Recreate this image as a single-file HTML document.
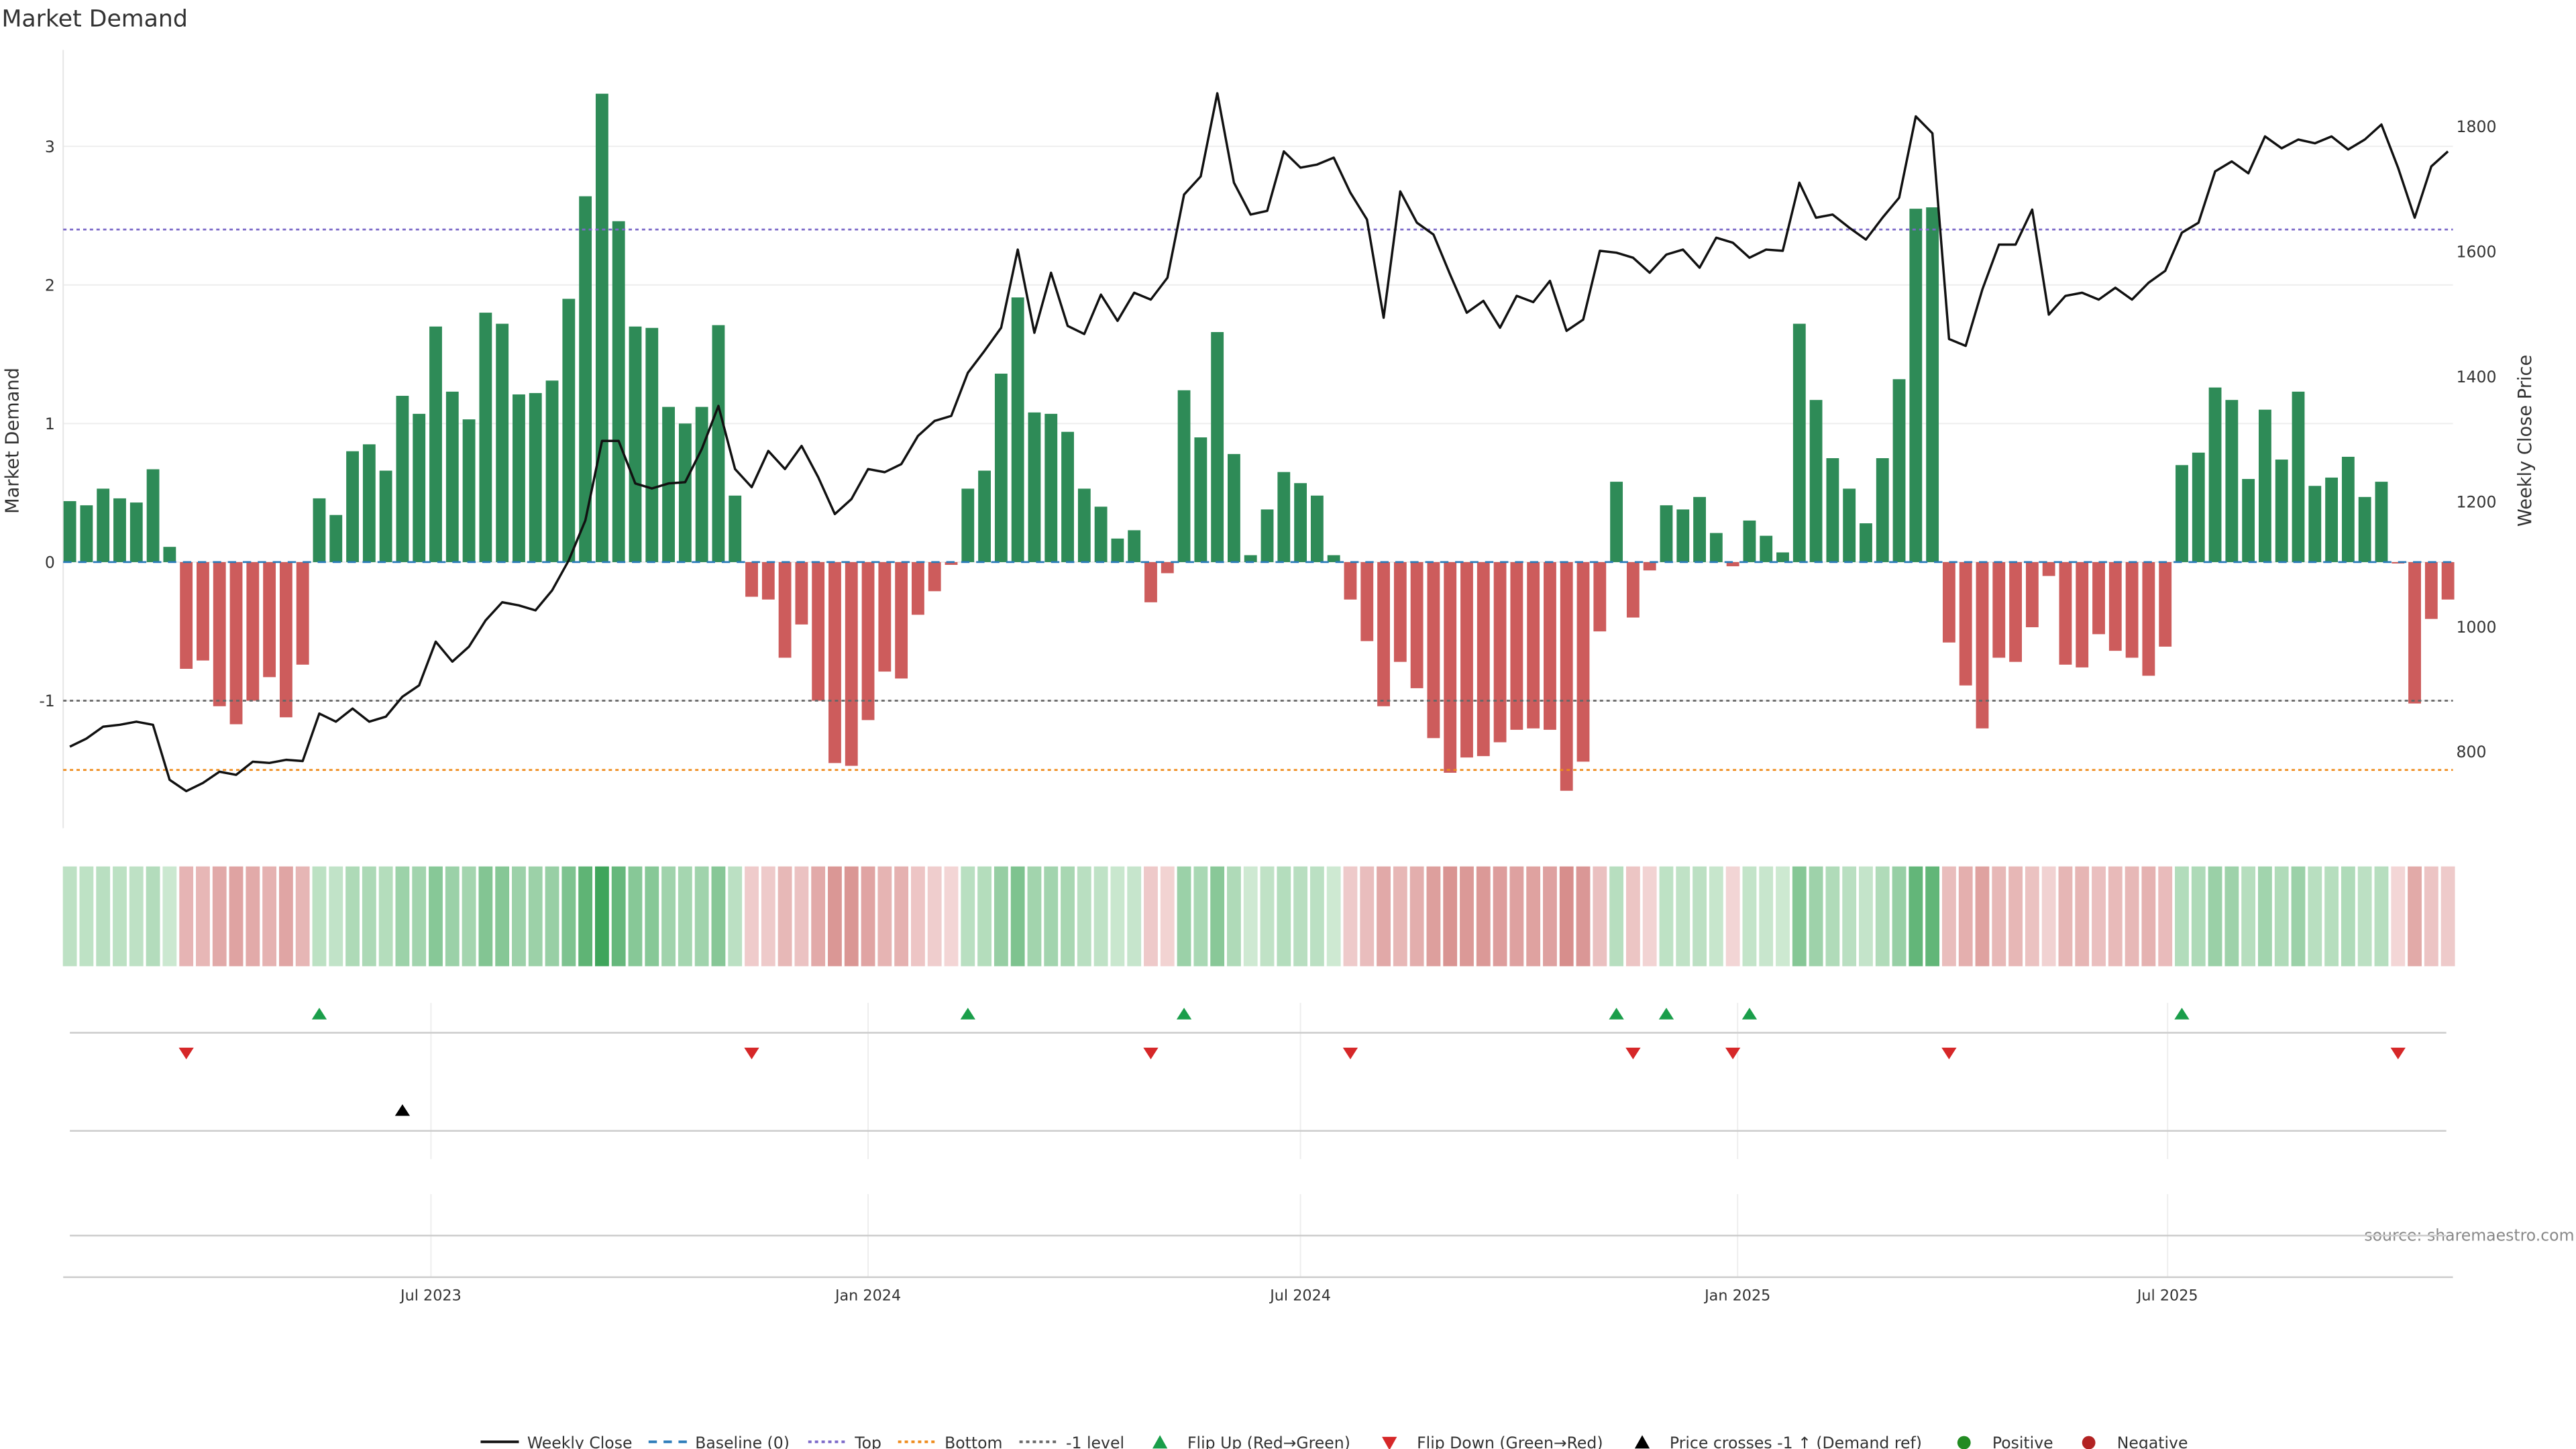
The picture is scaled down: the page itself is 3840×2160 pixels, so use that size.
<!DOCTYPE html>
<html><head><meta charset="utf-8"><style>
html,body{margin:0;padding:0;background:#fff;}
svg{display:block;font-family:"DejaVu Sans","Liberation Sans",sans-serif;}
</style></head><body>
<svg id="chart" xmlns="http://www.w3.org/2000/svg" width="3840" height="2160" viewBox="0 0 1549 871.3">
<rect width="1549" height="871.3" fill="#fff"/>
<text x="1" y="16" font-size="14" fill="#333">Market Demand</text>
<text transform="translate(11,265) rotate(-90)" font-size="11" fill="#333" text-anchor="middle">Market Demand</text>
<text transform="translate(1522,265) rotate(-90)" font-size="11" fill="#333" text-anchor="middle">Weekly Close Price</text>
<text x="1548" y="746" font-size="9.5" fill="#888" text-anchor="end">source: sharemaestro.com</text>
<g id="main"></g>
<g id="legend"></g>
</svg>
<script>
const demand = [0.44,0.41,0.53,0.46,0.43,0.67,0.11,-0.77,-0.71,-1.04,-1.17,-1.0,-0.83,-1.12,-0.74,0.46,0.34,0.80,0.85,0.66,1.2,1.07,1.7,1.23,1.03,1.8,1.72,1.21,1.22,1.31,1.9,2.64,3.38,2.46,1.7,1.69,1.12,1.0,1.12,1.71,0.48,-0.25,-0.27,-0.69,-0.45,-1.0,-1.45,-1.47,-1.14,-0.79,-0.84,-0.38,-0.21,-0.02,0.53,0.66,1.36,1.91,1.08,1.07,0.94,0.53,0.40,0.17,0.23,-0.29,-0.08,1.24,0.9,1.66,0.78,0.05,0.38,0.65,0.57,0.48,0.05,-0.27,-0.57,-1.04,-0.72,-0.91,-1.27,-1.52,-1.41,-1.40,-1.30,-1.21,-1.20,-1.21,-1.65,-1.44,-0.5,0.58,-0.4,-0.06,0.41,0.38,0.47,0.21,-0.03,0.30,0.19,0.07,1.72,1.17,0.75,0.53,0.28,0.75,1.32,2.55,2.56,-0.58,-0.89,-1.2,-0.69,-0.72,-0.47,-0.1,-0.74,-0.76,-0.52,-0.64,-0.69,-0.82,-0.61,0.70,0.79,1.26,1.17,0.60,1.10,0.74,1.23,0.55,0.61,0.76,0.47,0.58,-0.01,-1.02,-0.41,-0.27];
const price = [808,821,840,843,848,843,755,737,750,768,763,784,782,787,785,861,848,869,848,856,888,906,976,944,968,1010,1039,1034,1026,1058,1106,1170,1297,1297,1229,1221,1229,1231,1284,1353,1252,1223,1281,1252,1289,1239,1180,1204,1252,1247,1260,1305,1329,1337,1406,1441,1478,1603,1470,1566,1481,1468,1531,1489,1534,1523,1558,1691,1720,1853,1710,1659,1665,1760,1734,1739,1750,1694,1651,1494,1696,1646,1627,1563,1502,1521,1478,1529,1519,1553,1473,1491,1601,1598,1590,1566,1595,1603,1574,1622,1614,1590,1603,1601,1710,1654,1659,1638,1619,1654,1686,1816,1789,1460,1449,1539,1611,1611,1667,1499,1529,1534,1523,1542,1523,1550,1569,1630,1646,1728,1744,1725,1784,1765,1779,1773,1784,1763,1779,1803,1734,1654,1736,1760];
const leftTicks = [-1,0,1,2,3];
const rightTicks = [800,1000,1200,1400,1600,1800];
const dateTicks = ["2023-07-01","2024-01-01","2024-07-01","2025-01-01","2025-07-01"];
const dateLabels = ["Jul 2023","Jan 2024","Jul 2024","Jan 2025","Jul 2025"];
const levels = [2.4,-1,-1.5];
const crossIdx = [20];
const startDate = "2023-01-30";

const NS="http://www.w3.org/2000/svg";
const g=document.getElementById('main');
function mk(tag,attrs,parent){const e=document.createElementNS(NS,tag);for(const k in attrs)e.setAttribute(k,attrs[k]);(parent||g).appendChild(e);return e;}
const x=i=>42+i*10;
const y=v=>338-v*83.33;
const yp=p=>76+(1800-p)*0.376;
const xd=d=>x((new Date(d)-new Date(startDate))/604800000);
const L=38,R=1475;

let e;
for(const t of leftTicks){
e=mk('line',{x1:L,x2:R,y1:y(t),y2:y(t),stroke:'#eeeeee','stroke-width':0.8});


e=mk('text',{x:33,y:y(t)+3.5,'font-size':9.5,fill:'#333','text-anchor':'end'});e.textContent=t;


}
for(const t of rightTicks){
e=mk('text',{x:1477,y:yp(t)+3.5,'font-size':9.5,fill:'#333'});e.textContent=t;


}
e=mk('line',{x1:L,x2:L,y1:30,y2:498,stroke:'#e6e6e6','stroke-width':0.8});



demand.forEach((v,i)=>{
const b=mk('rect',{x:x(i)-3.8,width:7.6,y:Math.min(y(v),y(0)),height:Math.abs(y(v)-y(0)),fill:v>=0?'#2e8b57':'#cd5c5c'});


});
e=mk('line',{x1:L,x2:R,y1:y(0),y2:y(0),stroke:'#2b7bb9','stroke-width':1.1,'stroke-dasharray':'5,4'});


const lc=['#7b68c8','#666','#ee8a1a'];
const ln=['top-level-line','minus-one-level-line','bottom-level-line'];
levels.forEach((lv,k)=>{
e=mk('line',{x1:L,x2:R,y1:y(lv),y2:y(lv),stroke:lc[k],'stroke-width':1.1,'stroke-dasharray':'2,2'});


});
e=mk('polyline',{points:price.map((p,i)=>x(i)+','+yp(p)).join(' '),fill:'none',stroke:'#111','stroke-width':1.4,'stroke-linejoin':'round'});



function lerp(a,b,t){return a.map((c,k)=>Math.round(c+(b[k]-c)*t));}
demand.forEach((v,i)=>{
let c;
if(v>=0){const t=Math.min(v/3.4,1);c=lerp([208,234,212],[62,165,90],t);}
else{const t=Math.min(-v/1.7,1);c=lerp([243,214,214],[214,140,138],t);}
const r=mk('rect',{x:x(i)-4.2,width:8.4,y:521,height:60,fill:'rgb('+c.join(',')+')'});


});

dateTicks.forEach((d,k)=>{
const xx=xd(d);
e=mk('line',{x1:xx,x2:xx,y1:603,y2:697,stroke:'#eeeeee','stroke-width':0.8});


e=mk('line',{x1:xx,x2:xx,y1:718,y2:768,stroke:'#eeeeee','stroke-width':0.8});


e=mk('text',{x:xx,y:782,'font-size':9,fill:'#333','text-anchor':'middle'});e.textContent=dateLabels[k];


});
[621,680,743].forEach(yy=>{
e=mk('line',{x1:42,x2:1471,y1:yy,y2:yy,stroke:'#cccccc','stroke-width':1});


});
e=mk('line',{x1:L,x2:R,y1:768,y2:768,stroke:'#cccccc','stroke-width':1});


for(let i=1;i<demand.length;i++){
const a=demand[i-1],b=demand[i];
if(a<0&&b>=0){const xx=x(i);
e=mk('polygon',{points:`${xx-4.5},613 ${xx+4.5},613 ${xx},606`,fill:'#1a9e4a'});

}
if(a>=0&&b<0){const xx=x(i);
e=mk('polygon',{points:`${xx-4.5},630 ${xx+4.5},630 ${xx},637`,fill:'#d62728'});

}
}
crossIdx.forEach(i=>{const xx=x(i);
e=mk('polygon',{points:`${xx-4.5},671 ${xx+4.5},671 ${xx},664`,fill:'#000'});

});

const lg=document.getElementById('legend');
const items=[['line','#111','','Weekly Close',289],['line','#2b7bb9','5,4','Baseline (0)',390],['line','#7b68c8','2,2','Top',486],['line','#ee8a1a','2,2','Bottom',540],['line','#666','2,2','-1 level',613],['up','#1a9e4a','','Flip Up (Red→Green)',693],['down','#d62728','','Flip Down (Green→Red)',831],['up','#000','','Price crosses -1 ↑ (Demand ref)',983],['dot','#228b22','','Positive',1177],['dot','#b22222','','Negative',1252]];
items.forEach(it=>{
const [t,c,da,lab,xx]=it;
const gi=mk('g',{},lg);


if(t==='line')mk('line',{x1:xx,x2:xx+23,y1:867,y2:867,stroke:c,'stroke-width':1.6,'stroke-dasharray':da},gi);
if(t==='up')mk('polygon',{points:`${xx}, 871 ${xx+9},871 ${xx+4.5},863`,fill:c},gi);
if(t==='down')mk('polygon',{points:`${xx}, 864 ${xx+9},864 ${xx+4.5},872`,fill:c},gi);
if(t==='dot')mk('circle',{cx:xx+4,cy:867.5,r:4,fill:c},gi);
const tx=mk('text',{x:xx+(t==='line'?28:21),y:871,'font-size':9.5,fill:'#333'},gi);tx.textContent=lab;
});
</script>
</body></html>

§ THE EXERCISE
Gather each line that holds "document".

§ REPLY
Recreate this image as a single-file HTML document.
const g=document.getElementById('main');
function mk(tag,attrs,parent){const e=document.createElementNS(NS,tag);for(const k in attrs)e.setAttribute(k,attrs[k]);(parent||g).appendChild(e);return e;}
const lg=document.getElementById('legend');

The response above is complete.